Who's who in attendance at the launch of The Relatively Public Life Of Jules Browde by Daniel Browde
It was a packed house for the launch of Daniel Browde’s book The Relatively Public Life Of Jules Browde at Exclusive Books Hyde Park. Notably in the crowd were Justice Edwin Cameron, George Bizos and Ivan Vladislavić.
It seems that people were there not only to honour the late Jules Browde – a South African advocate and acting judge as well as a human rights activist – but also to listen to his grandson Daniel’s tales about him and to give him support. As Business Day‘s Tim Cohen, who led the conversation with Browde, said: “The book is wonderful for many reasons, but one of them is recording history.”
Cohen said the book was not really a memoir or a biography, as Browde wrote freely about the writing process, and that the end result contains “quite a bit of Daniel Browde”.
Browde laughed in reply and said: “I tried to write the traditional biography but at the end of six months that became nine months, I realised I hadn’t finished anything. I took the bits and pieces I had to my sister and that’s where the book really began.”
He added: “I wanted to introduce myself as the biographer as well.”
One of Browde’s concerns in writing the book was that there are already “too many books about aging white lawyers!” But he said he had so many rich stories of his grandfather that he decided to go ahead.

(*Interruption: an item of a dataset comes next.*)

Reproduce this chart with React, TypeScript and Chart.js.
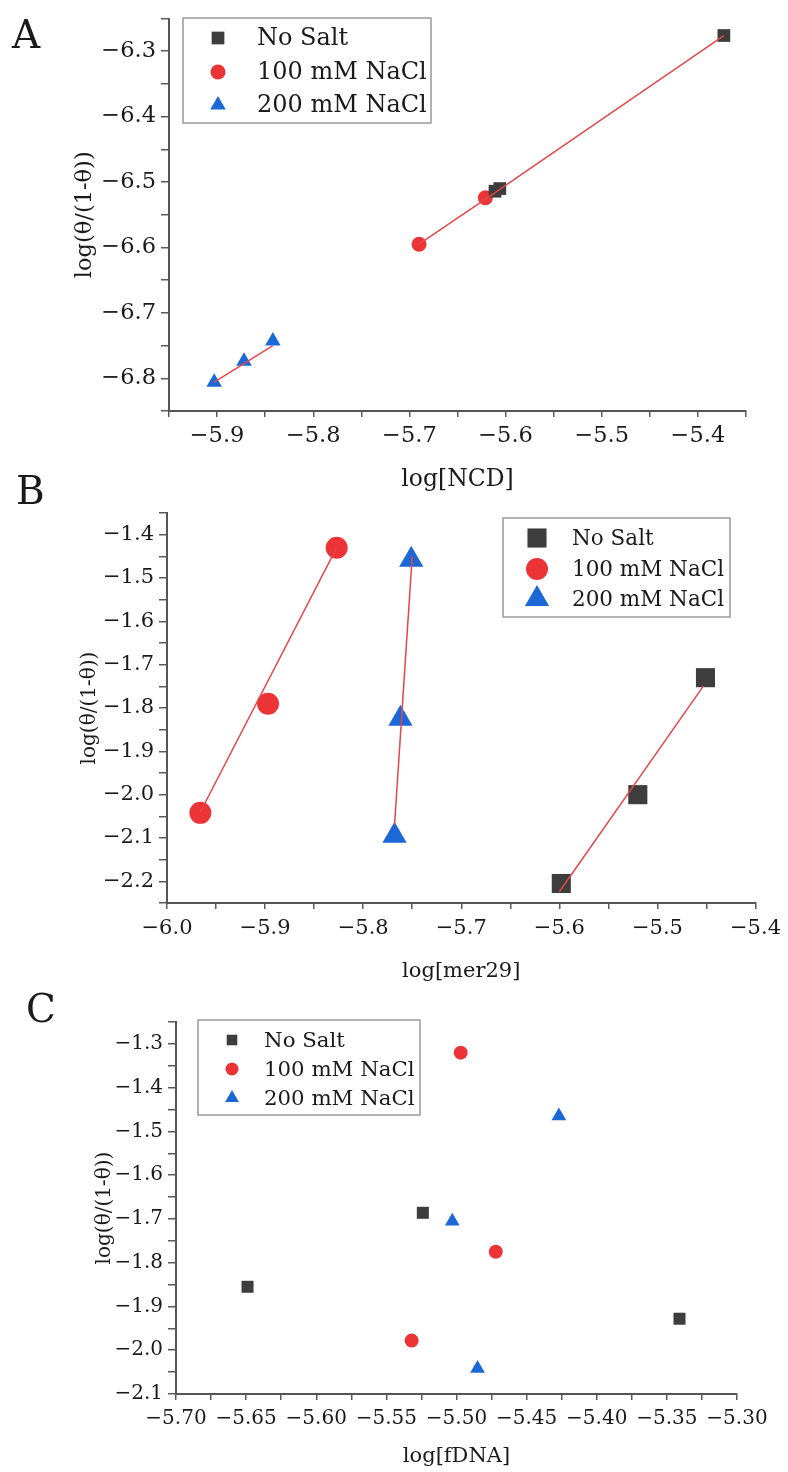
import React, { useEffect, useRef } from 'react';
import { Chart, registerables } from 'chart.js';

Chart.register(...registerables);

// ---------- shared ----------
const SERIES_NAMES = ['No Salt', '100 mM NaCl', '200 mM NaCl'];
const SERIES_COLORS = ['#3d3d3d', '#ec3437', '#1b68d6'];
const SERIES_SHAPES = ['rect', 'circle', 'triangle'];
const FIT_COLOR = '#e2474a';
const Y_TITLE = 'log(θ/(1-θ))';
const FONT_FAMILY = '"DejaVu Serif", serif';
const TEXT_COLOR = '#1a1a1a';

// ---------- Panel A ----------
const A_X_TITLE = 'log[NCD]';
const A_NOSALT_X = [-5.373, -5.606, -5.611];
const A_NOSALT_Y = [-6.276, -6.51, -6.514];
const A_NACL100_X = [-5.69, -5.621];
const A_NACL100_Y = [-6.595, -6.524];
const A_NACL200_X = [-5.903, -5.872, -5.842];
const A_NACL200_Y = [-6.806, -6.774, -6.743];
const A_FIT_NOSALT_X = [-5.611, -5.373];
const A_FIT_NOSALT_Y = [-6.516, -6.276];
const A_FIT_NACL100_X = [-5.69, -5.611];
const A_FIT_NACL100_Y = [-6.595, -6.516];
const A_FIT_NACL200_X = [-5.903, -5.842];
const A_FIT_NACL200_Y = [-6.806, -6.750];
const A_X_RANGE = [-5.95, -5.35];
const A_Y_RANGE = [-6.85, -6.25];

// ---------- Panel B ----------
const B_X_TITLE = 'log[mer29]';
const B_NOSALT_X = [-5.598, -5.52, -5.451];
const B_NOSALT_Y = [-2.205, -2.0, -1.73];
const B_NACL100_X = [-5.966, -5.897, -5.827];
const B_NACL100_Y = [-2.042, -1.79, -1.43];
const B_NACL200_X = [-5.768, -5.762, -5.751];
const B_NACL200_Y = [-2.095, -1.825, -1.458];
const B_FIT_NOSALT_X = [-5.6, -5.453];
const B_FIT_NOSALT_Y = [-2.224, -1.749];
const B_FIT_NACL100_X = [-5.966, -5.827];
const B_FIT_NACL100_Y = [-2.04, -1.43];
const B_FIT_NACL200_X = [-5.768, -5.750];
const B_FIT_NACL200_Y = [-2.069, -1.45];
const B_X_RANGE = [-6.0, -5.4];
const B_Y_RANGE = [-2.25, -1.35];

// ---------- Panel C ----------
const C_X_TITLE = 'log[fDNA]';
const C_NOSALT_X = [-5.649, -5.524, -5.341];
const C_NOSALT_Y = [-1.855, -1.686, -1.928];
const C_NACL100_X = [-5.497, -5.472, -5.532];
const C_NACL100_Y = [-1.32, -1.775, -1.978];
const C_NACL200_X = [-5.427, -5.503, -5.485];
const C_NACL200_Y = [-1.465, -1.705, -2.042];
const C_X_RANGE = [-5.7, -5.3];
const C_Y_RANGE = [-2.1, -1.25];

const pts = (xs: number[], ys: number[]) => xs.map((x, i) => ({ x, y: ys[i] }));

type Box = { x: number; y: number; w: number; h: number };
type PanelDef = {
  letter: string;
  letterPos: { left: number; top: number };
  top: number;
  height: number;
  area: { left: number; right: number; top: number; bottom: number };
  fonts: { tick: number; xTitle: number; yTitle: number; legend: number };
  xTickPad: number;
  yTitleX: number;
  xTitleY: number;
  xTitle: string;
  xRange: number[];
  yRange: number[];
  xStep: number;
  xLabelMult: number;
  xDecimals: number;
  series: { x: number[]; y: number[] }[];
  fits: { x: number[]; y: number[] }[];
  radii: number[];
  legend: { box: Box; rows: number[]; markerX: number; textX: number; radii: number[] };
};

const PANELS: PanelDef[] = [
  {
    letter: 'A',
    letterPos: { left: 12, top: 15 },
    top: 0,
    height: 495,
    area: { left: 169, right: 746, top: 15, bottom: 411 },
    fonts: { tick: 22.5, xTitle: 23.5, yTitle: 22.5, legend: 24 },
    xTickPad: 6,
    yTitleX: 85,
    xTitleY: 480,
    xTitle: A_X_TITLE,
    xRange: A_X_RANGE,
    yRange: A_Y_RANGE,
    xStep: 0.05,
    xLabelMult: 10,
    xDecimals: 1,
    series: [
      { x: A_NOSALT_X, y: A_NOSALT_Y },
      { x: A_NACL100_X, y: A_NACL100_Y },
      { x: A_NACL200_X, y: A_NACL200_Y },
    ],
    fits: [
      { x: A_FIT_NOSALT_X, y: A_FIT_NOSALT_Y },
      { x: A_FIT_NACL100_X, y: A_FIT_NACL100_Y },
      { x: A_FIT_NACL200_X, y: A_FIT_NACL200_Y },
    ],
    radii: [9, 7.5, 9],
    legend: { box: { x: 183, y: 18, w: 248, h: 105 }, rows: [38, 72, 105], markerX: 218, textX: 257, radii: [9, 7.5, 9] },
  },
  {
    letter: 'B',
    letterPos: { left: 16, top: 471 },
    top: 495,
    height: 495,
    area: { left: 167, right: 757, top: 513, bottom: 903 },
    fonts: { tick: 21, xTitle: 21, yTitle: 20, legend: 21.5 },
    xTickPad: 7,
    yTitleX: 90,
    xTitleY: 972,
    xTitle: B_X_TITLE,
    xRange: B_X_RANGE,
    yRange: B_Y_RANGE,
    xStep: 0.05,
    xLabelMult: 10,
    xDecimals: 1,
    series: [
      { x: B_NOSALT_X, y: B_NOSALT_Y },
      { x: B_NACL100_X, y: B_NACL100_Y },
      { x: B_NACL200_X, y: B_NACL200_Y },
    ],
    fits: [
      { x: B_FIT_NOSALT_X, y: B_FIT_NOSALT_Y },
      { x: B_FIT_NACL100_X, y: B_FIT_NACL100_Y },
      { x: B_FIT_NACL200_X, y: B_FIT_NACL200_Y },
    ],
    radii: [13.5, 11, 14],
    legend: { box: { x: 503, y: 518, w: 227, h: 99 }, rows: [538, 569, 599], markerX: 537, textX: 572, radii: [13.5, 11, 14] },
  },
  {
    letter: 'C',
    letterPos: { left: 26, top: 989 },
    top: 990,
    height: 482,
    area: { left: 176, right: 737, top: 1022, bottom: 1394 },
    fonts: { tick: 20, xTitle: 21, yTitle: 20, legend: 21.3 },
    xTickPad: 7,
    yTitleX: 105,
    xTitleY: 1457,
    xTitle: C_X_TITLE,
    xRange: C_X_RANGE,
    yRange: C_Y_RANGE,
    xStep: 0.025,
    xLabelMult: 20,
    xDecimals: 2,
    series: [
      { x: C_NOSALT_X, y: C_NOSALT_Y },
      { x: C_NACL100_X, y: C_NACL100_Y },
      { x: C_NACL200_X, y: C_NACL200_Y },
    ],
    fits: [],
    radii: [8.5, 7, 8.5],
    legend: { box: { x: 198, y: 1020, w: 222, h: 95 }, rows: [1040, 1069, 1098], markerX: 232, textX: 264, radii: [7.5, 6.5, 8] },
  },
];

function drawMarker(ctx: CanvasRenderingContext2D, shape: string, x: number, y: number, r: number) {
  ctx.beginPath();
  if (shape === 'rect') {
    const s = Math.SQRT1_2 * r;
    ctx.rect(x - s, y - s, 2 * s, 2 * s);
  } else if (shape === 'circle') {
    ctx.arc(x, y, r, 0, Math.PI * 2);
  } else {
    const a = (Math.PI * 2) / 3;
    ctx.moveTo(x, y - r);
    ctx.lineTo(x + Math.sin(a) * r, y - Math.cos(a) * r);
    ctx.lineTo(x - Math.sin(a) * r, y - Math.cos(a) * r);
    ctx.closePath();
  }
  ctx.fill();
}

const legendBoxPlugin = {
  id: 'legendBox',
  afterDraw(chart: any, _args: any, opts: any) {
    if (!opts || !opts.box) return;
    const ctx: CanvasRenderingContext2D = chart.ctx;
    const { box, rows, markerX, textX, radii, fontSize } = opts;
    ctx.save();
    ctx.fillStyle = '#ffffff';
    ctx.fillRect(box.x, box.y, box.w, box.h);
    ctx.strokeStyle = '#9a9a9a';
    ctx.lineWidth = 1.5;
    ctx.strokeRect(box.x, box.y, box.w, box.h);
    ctx.font = `${fontSize}px ${FONT_FAMILY}`;
    ctx.textBaseline = 'middle';
    ctx.textAlign = 'left';
    SERIES_NAMES.forEach((name, i) => {
      ctx.fillStyle = SERIES_COLORS[i];
      drawMarker(ctx, SERIES_SHAPES[i], markerX, rows[i], radii[i]);
      ctx.fillStyle = TEXT_COLOR;
      ctx.fillText(name, textX, rows[i] + 1);
    });
    ctx.restore();
  },
};

const fmt = (v: number, dec: number) => (v < 0 ? '\u2212' : '') + Math.abs(v).toFixed(dec);
const isMult = (v: number, m: number) => Math.abs(Math.round(v * m) - v * m) < 1e-6;

function Panel({ p }: { p: PanelDef }) {
  const ref = useRef<HTMLCanvasElement>(null);
  useEffect(() => {
    if (!ref.current) return;
    const lhY = p.fonts.yTitle * 1.2;
    const lhX = p.fonts.xTitle * 1.2;
    const padLeft = p.yTitleX - lhY / 2;
    const yAxisW = p.area.left - padLeft;
    const padTop = p.area.top - p.top;
    const padRight = 788 - p.area.right;
    const chartBottom = p.area.bottom - p.top;
    const xAxisH = p.xTitleY + lhX / 2 - p.area.bottom;
    const padBottom = p.height - chartBottom - xAxisH;

    const datasets: any[] = [];
    p.fits.forEach((f) => {
      datasets.push({
        type: 'scatter',
        data: pts(f.x, f.y),
        showLine: true,
        borderColor: FIT_COLOR,
        borderWidth: 1.5,
        pointRadius: 0,
        fill: false,
        order: 0,
        clip: false,
      });
    });
    p.series.forEach((s, i) => {
      datasets.push({
        type: 'scatter',
        label: SERIES_NAMES[i],
        data: pts(s.x, s.y),
        pointStyle: SERIES_SHAPES[i],
        pointRadius: p.radii[i],
        pointBackgroundColor: SERIES_COLORS[i],
        pointBorderColor: SERIES_COLORS[i],
        pointBorderWidth: 0,
        order: 1,
        clip: false,
      });
    });

    const tickFont = { family: FONT_FAMILY, size: p.fonts.tick };
    const grid = { display: true, drawOnChartArea: false, drawTicks: true, tickLength: 7, color: '#5a5a5a', lineWidth: 1.5 };
    const border = { display: true, color: '#555', width: 2 };
    const legendOpts = {
      box: { ...p.legend.box, y: p.legend.box.y - p.top },
      rows: p.legend.rows.map((r) => r - p.top),
      markerX: p.legend.markerX,
      textX: p.legend.textX,
      radii: p.legend.radii,
      fontSize: p.fonts.legend,
    };

    const chart = new Chart(ref.current, {
      type: 'scatter',
      data: { datasets },
      plugins: [legendBoxPlugin],
      options: {
        animation: false,
        responsive: false,
        maintainAspectRatio: false,
        devicePixelRatio: 1,
        events: [],
        layout: { padding: { left: padLeft, right: padRight, top: padTop, bottom: padBottom } },
        plugins: {
          legend: { display: false },
          tooltip: { enabled: false },
          legendBox: legendOpts,
        } as any,
        scales: {
          x: {
            type: 'linear',
            min: p.xRange[0],
            max: p.xRange[1],
            afterFit: (s: any) => {
              s.height = xAxisH;
            },
            ticks: {
              stepSize: p.xStep,
              autoSkip: false,
              maxRotation: 0,
              minRotation: 0,
              padding: p.xTickPad,
              color: TEXT_COLOR,
              font: tickFont,
              callback: (v: any) => (isMult(Number(v), p.xLabelMult) ? fmt(Number(v), p.xDecimals) : ''),
            },
            grid: { ...grid, tickLength: 6 },
            border,
            title: {
              display: true,
              text: p.xTitle,
              color: TEXT_COLOR,
              font: { family: FONT_FAMILY, size: p.fonts.xTitle },
              padding: 0,
            },
          },
          y: {
            type: 'linear',
            min: p.yRange[0],
            max: p.yRange[1],
            afterFit: (s: any) => {
              s.width = yAxisW;
            },
            ticks: {
              stepSize: 0.05,
              autoSkip: false,
              padding: 5,
              color: TEXT_COLOR,
              font: tickFont,
              callback: (v: any) => (isMult(Number(v), 10) ? fmt(Number(v), 1) : ''),
            },
            grid: { ...grid, tickLength: 8 },
            border,
            title: {
              display: true,
              text: Y_TITLE,
              color: TEXT_COLOR,
              font: { family: FONT_FAMILY, size: p.fonts.yTitle },
              padding: 0,
            },
          },
        },
      } as any,
    });
    return () => chart.destroy();
  }, [p]);

  return (
    <canvas
      ref={ref}
      width={788}
      height={p.height}
      style={{ position: 'absolute', left: 0, top: p.top, width: 788, height: p.height, display: 'block' }}
    />
  );
}

export default function App() {
  return (
    <div style={{ position: 'absolute', left: 0, top: 0, width: 788, height: 1472, background: '#fff', overflow: 'hidden' }}>
      {PANELS.map((p) => (
        <Panel key={p.letter} p={p} />
      ))}
      {PANELS.map((p) => (
        <div
          key={'l' + p.letter}
          style={{
            position: 'absolute',
            left: p.letterPos.left,
            top: p.letterPos.top,
            fontFamily: FONT_FAMILY,
            fontSize: 39,
            lineHeight: '39px',
            color: TEXT_COLOR,
          }}
        >
          {p.letter}
        </div>
      ))}
    </div>
  );
}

Cohen wanted to know how Browde decided which stories to leave in and what to leave out, and the author admitted that that was one of the big contestations he had with his grandfather, who really wanted one of favourite memories of the war to be included, but Browde had to make the difficult decision to leave it out. “I had to make a choice of about 25 stories from 50 to tell, and had to leave some out,” he explained.